Now, this is a limited simple example, there are caveats, effects like Gaussian Blur requires reading and averaging many neighboring pixels which you really can’t this way beyond 4 neighbors (to my knowledge). The “4” magic number is because, to my understanding, pixel shaders run in groups of 4, and you can’t really “read them” but just get some info, like rate of change of some data (i.e UVs) from the current one.

However, insane things can be done, because a pixel can not only read from what was there, but from MANY “what was there” multiple render targets (think of it as layers), making it possible to implement deferred rendering lighting and composite in a single pass:

That example has been around for years, I remember that scene from close to 10 years ago, at it seems to be kept updated as it now mentions Apple Silicon, but the explanation there is great for the curious.

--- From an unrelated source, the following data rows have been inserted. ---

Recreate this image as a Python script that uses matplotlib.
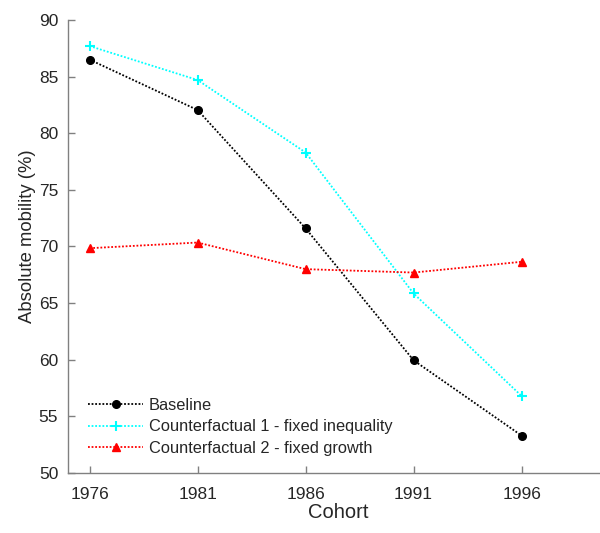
import matplotlib
matplotlib.use('Agg')
import matplotlib.pyplot as plt

plt.rcParams['font.family'] = ['Liberation Sans', 'DejaVu Sans']

# ==================== data ====================
cohorts = [1976, 1981, 1986, 1991, 1996]
baseline = [86.5, 82.05, 71.6, 59.95, 53.3]
cf1_fixed_inequality = [87.7, 84.7, 78.3, 65.85, 56.8]
cf2_fixed_growth = [69.85, 70.35, 68.0, 67.7, 68.65]

labels = ['Baseline',
          'Counterfactual 1 - fixed inequality',
          'Counterfactual 2 - fixed growth']

AX_GRAY = '#808080'
TXT_GRAY = '#262626'

fig = plt.figure(figsize=(6.0, 5.33), dpi=100)
# axes right edge runs past the figure (cropped like the reference)
ax = fig.add_axes([68 / 600, 1 - 473 / 533, 540 / 600, 453 / 533])

ls = (0, (1, 1))
ax.plot(cohorts, baseline, color='black', linestyle=ls, linewidth=1.3,
        marker='o', markersize=5.5, label=labels[0])
ax.plot(cohorts, cf1_fixed_inequality, color='cyan', linestyle=ls, linewidth=1.3,
        marker='+', markersize=7, markeredgewidth=1.5, label=labels[1])
ax.plot(cohorts, cf2_fixed_growth, color='red', linestyle=ls, linewidth=1.3,
        marker='^', markersize=6, label=labels[2])

ax.set_xlim(1975, 2000)
ax.set_ylim(50, 90)
ax.set_xticks(cohorts)
ax.set_yticks(range(50, 91, 5))

for side in ['top', 'right']:
    ax.spines[side].set_visible(False)
for side in ['left', 'bottom']:
    ax.spines[side].set_color(AX_GRAY)
    ax.spines[side].set_linewidth(1.0)

ax.tick_params(direction='in', length=5, width=1.0, color=AX_GRAY,
               labelsize=12.5, labelcolor=TXT_GRAY, pad=7)
ax.tick_params(axis='x', pad=10)

ax.set_xlabel('Cohort', fontsize=14.5, color=TXT_GRAY, labelpad=1)
ax.set_ylabel('Absolute mobility (%)', fontsize=13.3, color=TXT_GRAY)
ax.yaxis.set_label_coords(-32 / 540, (473 - 236) / 453)

leg = ax.legend(loc='lower left', bbox_to_anchor=(0.025, 0.023), frameon=False,
                fontsize=11.8, handlelength=3.35, handletextpad=0.37,
                labelspacing=0.41, borderaxespad=0)
for t in leg.get_texts():
    t.set_color(TXT_GRAY)

fig.savefig('out.png', dpi=100)
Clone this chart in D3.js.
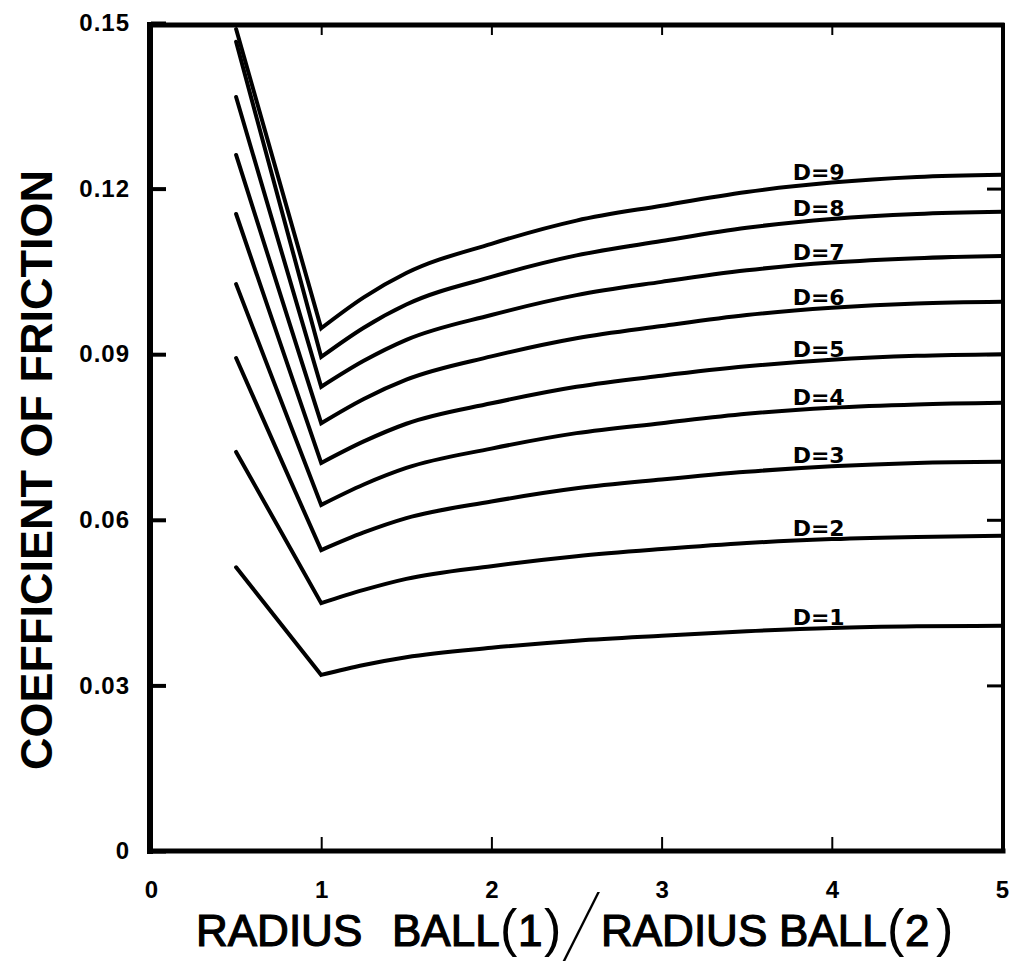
<!DOCTYPE html>
<html>
<head>
<meta charset="utf-8">
<script src="https://cdn.jsdelivr.net/npm/d3@7"></script>
<style>
  html, body { margin: 0; padding: 0; background: #fff; }
  svg { display: block; }
</style>
</head>
<body>
<svg id="chart" width="1012" height="967"></svg>
<script>
// Ratio of ball radii at which each curve is sampled
const ratioStops = [0.5, 1, 1.25, 1.5, 2, 2.5, 3, 3.5, 4, 4.5, 5];

// Coefficient of friction for each D value, one value per ratio stop
const frictionD1 = [0.0514, 0.0319, 0.0337, 0.0351, 0.0368, 0.0381, 0.0390, 0.0398, 0.0404, 0.0407, 0.0408];
const frictionD2 = [0.0723, 0.0449, 0.0473, 0.0493, 0.0516, 0.0534, 0.0547, 0.0558, 0.0565, 0.0569, 0.0571];
const frictionD3 = [0.0893, 0.0545, 0.0577, 0.0603, 0.0633, 0.0657, 0.0673, 0.0687, 0.0697, 0.0703, 0.0705];
const frictionD4 = [0.1027, 0.0627, 0.0664, 0.0694, 0.0729, 0.0757, 0.0775, 0.0792, 0.0803, 0.0809, 0.0812];
const frictionD5 = [0.1154, 0.0703, 0.0742, 0.0774, 0.0811, 0.0841, 0.0861, 0.0878, 0.0890, 0.0897, 0.0900];
const frictionD6 = [0.1261, 0.0775, 0.0819, 0.0854, 0.0896, 0.0929, 0.0951, 0.0971, 0.0984, 0.0992, 0.0995];
const frictionD7 = [0.1366, 0.0841, 0.0888, 0.0926, 0.0971, 0.1007, 0.1031, 0.1052, 0.1066, 0.1074, 0.1078];
const frictionD8 = [0.1466, 0.0895, 0.0948, 0.0990, 0.1040, 0.1079, 0.1105, 0.1129, 0.1145, 0.1154, 0.1158];
const frictionD9 = [0.1489, 0.0947, 0.1003, 0.1047, 0.1100, 0.1142, 0.1169, 0.1194, 0.1211, 0.1221, 0.1225];

const seriesLabels = ["D=1", "D=2", "D=3", "D=4", "D=5", "D=6", "D=7", "D=8", "D=9"];
const seriesValues = [frictionD1, frictionD2, frictionD3, frictionD4, frictionD5,
                      frictionD6, frictionD7, frictionD8, frictionD9];

const xTickValues = [0, 1, 2, 3, 4, 5];
const xTickLabels = ["0", "1", "2", "3", "4", "5"];
const yTickValues = [0, 0.03, 0.06, 0.09, 0.12, 0.15];
const yTickLabels = ["0", "0.03", "0.06", "0.09", "0.12", "0.15"];

const yTitle = "COEFFICIENT OF FRICTION";

// ---- layout ----
const svg = d3.select("#chart");
const plotLeft = 151, plotRight = 1002, plotTop = 23, plotBottom = 851;

const x = d3.scaleLinear().domain([0, 5]).range([plotLeft, plotRight]);
const y = d3.scaleLinear().domain([0, 0.15]).range([plotBottom, plotTop]);

svg.append("rect").attr("width", 1012).attr("height", 967).attr("fill", "#fff");

// clip region for the curves
svg.append("clipPath").attr("id", "plotClip")
  .append("rect")
  .attr("x", x(0)).attr("y", y(0.15) + 2)
  .attr("width", x(5) - x(0)).attr("height", y(0) - y(0.15) - 2);

// ---- curves: straight drop from 0.5 to the minimum at 1, smooth rise after ----
const smooth = d3.line()
  .x(d => x(d[0]))
  .y(d => y(d[1]))
  .curve(d3.curveMonotoneX);

const curveGroup = svg.append("g").attr("clip-path", "url(#plotClip)");

seriesValues.forEach(vals => {
  const pts = ratioStops.map((r, i) => [r, vals[i]]);
  const rise = smooth(pts.slice(1));
  const d = `M${x(pts[0][0])},${y(pts[0][1])}L` + rise.slice(1);
  curveGroup.append("path")
    .attr("d", d)
    .attr("fill", "none")
    .attr("stroke", "#000")
    .attr("stroke-width", 4)
    .attr("stroke-linejoin", "miter")
    .attr("stroke-linecap", "round");
});

// ---- curve labels ----
const labelStart = 3.77;
const labelMid = 3.92;
seriesValues.forEach((vals, k) => {
  const v = d3.scaleLinear().domain(ratioStops).range(vals)(labelMid);
  svg.append("text")
    .attr("x", x(labelStart))
    .attr("y", y(v) - 4)
    .attr("font-family", "DejaVu Sans, sans-serif")
    .attr("font-weight", "bold")
    .attr("font-size", 22)
    .attr("fill", "#000")
    .text(seriesLabels[k]);
});

// ---- axes (ticks point inward) ----
const tickFont = "Liberation Sans, Arial, sans-serif";

const yAxisLeft = d3.axisLeft(y)
  .tickValues(yTickValues)
  .tickFormat((d, i) => yTickLabels[i])
  .tickSize(-15)
  .tickPadding(21);
const gl = svg.append("g").attr("transform", `translate(${x(0)},0)`).call(yAxisLeft);
gl.select(".domain").remove();
gl.selectAll(".tick line").attr("stroke", "#000").attr("stroke-width", 4);
gl.selectAll(".tick text")
  .attr("font-family", tickFont)
  .attr("font-weight", "bold")
  .attr("font-size", 24)
  .attr("letter-spacing", 1)
  .attr("fill", "#000");

const yAxisRight = d3.axisRight(y)
  .tickValues(yTickValues.slice(1, -1))
  .tickFormat("")
  .tickSize(-15);
const gr = svg.append("g").attr("transform", `translate(${x(5)},0)`).call(yAxisRight);
gr.select(".domain").remove();
gr.selectAll(".tick line").attr("stroke", "#000").attr("stroke-width", 3);

const xAxisBottom = d3.axisBottom(x)
  .tickValues(xTickValues)
  .tickFormat((d, i) => xTickLabels[i])
  .tickSize(-14)
  .tickPadding(30);
const gb = svg.append("g").attr("transform", `translate(0,${y(0)})`).call(xAxisBottom);
gb.select(".domain").remove();
gb.selectAll(".tick line").attr("stroke", "#000").attr("stroke-width", 2);
gb.selectAll(".tick text")
  .attr("font-family", tickFont)
  .attr("font-weight", "bold")
  .attr("font-size", 24)
  .attr("fill", "#000");

const xAxisTop = d3.axisTop(x)
  .tickValues(xTickValues.slice(1, -1))
  .tickFormat("")
  .tickSize(-12);
const gt = svg.append("g").attr("transform", `translate(0,${y(0.15)})`).call(xAxisTop);
gt.select(".domain").remove();
gt.selectAll(".tick line").attr("stroke", "#000").attr("stroke-width", 2);

// ---- frame ----
const frame = svg.append("g").attr("stroke", "#000").attr("stroke-linecap", "square");
frame.append("line").attr("x1", x(0)).attr("x2", x(5)).attr("y1", y(0.15) + 2).attr("y2", y(0.15) + 2).attr("stroke-width", 5);
frame.append("line").attr("x1", x(0)).attr("x2", x(5) + 1).attr("y1", y(0)).attr("y2", y(0)).attr("stroke-width", 5);
frame.append("line").attr("x1", x(0) - 1).attr("x2", x(0) - 1).attr("y1", y(0.15) + 2).attr("y2", y(0)).attr("stroke-width", 6);
frame.append("line").attr("x1", x(5) + 1).attr("x2", x(5) + 1).attr("y1", y(0.15) + 2).attr("y2", y(0)).attr("stroke-width", 4);

// ---- axis titles ----
svg.append("text")
  .attr("transform", "translate(52,470) rotate(-90)")
  .attr("text-anchor", "middle")
  .attr("font-family", "Liberation Sans, Arial, sans-serif")
  .attr("font-weight", "bold")
  .attr("font-size", 45)
  .attr("fill", "#000")
  .text(yTitle);

const xt = svg.append("text")
  .attr("y", 946)
  .attr("font-family", "Liberation Sans, Arial, sans-serif")
  .attr("fill", "#000")
  .attr("stroke", "#000")
  .attr("stroke-width", 1.2)
  .attr("font-size", 44);
xt.append("tspan").attr("x", 196).text("RADIUS");
xt.append("tspan").attr("x", 392).text("BALL");
xt.append("tspan").attr("x", 500).attr("font-size", 52).attr("stroke-width", 0).text("(");
xt.append("tspan").attr("x", 518).text("1");
xt.append("tspan").attr("x", 544).attr("font-size", 52).attr("stroke-width", 0).text(")");
xt.append("tspan").attr("x", 601).text("RADIUS");
xt.append("tspan").attr("x", 779).text("BALL");
xt.append("tspan").attr("x", 887).attr("font-size", 52).attr("stroke-width", 0).text("(");
xt.append("tspan").attr("x", 905).text("2");
xt.append("tspan").attr("x", 936).attr("font-size", 52).attr("stroke-width", 0).text(")");

// thin tall slash between the two radii
svg.append("text")
  .attr("transform", "translate(563,960) skewX(-22) scale(0.36,1)")
  .attr("font-family", "Liberation Sans, Arial, sans-serif")
  .attr("font-size", 94)
  .attr("fill", "#000")
  .text("/");
</script>
</body>
</html>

The MaxTech’s alluded drawbacks and architecture mentioned have been around for at least a decade, more if we include design phase… it just hasn’t caught up for some reason, there are many WWDCs over the years where they explain or show examples of how to best utilize these.

Hopefully it will finally get ongoing… maybe UE5, Unity, EEVEE, etc can adapt their default provided rendering techniques to use this and all games from then on will start benefiting from all this.

amartinezch · April 14, 2022, 8:58am

Fair point, they do mention compute shaders too in there regarding these memory bottlenecks though, which is what CUDA/OpenCL/etc are based on and Cycles uses.

EDIT: regarding the bottlenecks, it’s actually amazing that using an architecture made for one thing treated as another is performing as it is currently performing, like the same guy mentions if it were the opposite way:

Tiwaz · April 14, 2022, 11:59am

Sure seems some developers are interested in getting software to the Apple silicon, Corona just released an M1 native version too.

Tiwaz · April 14, 2022, 12:15pm

as to that discussion it sure seems redshift i f more optimized and has less idle states.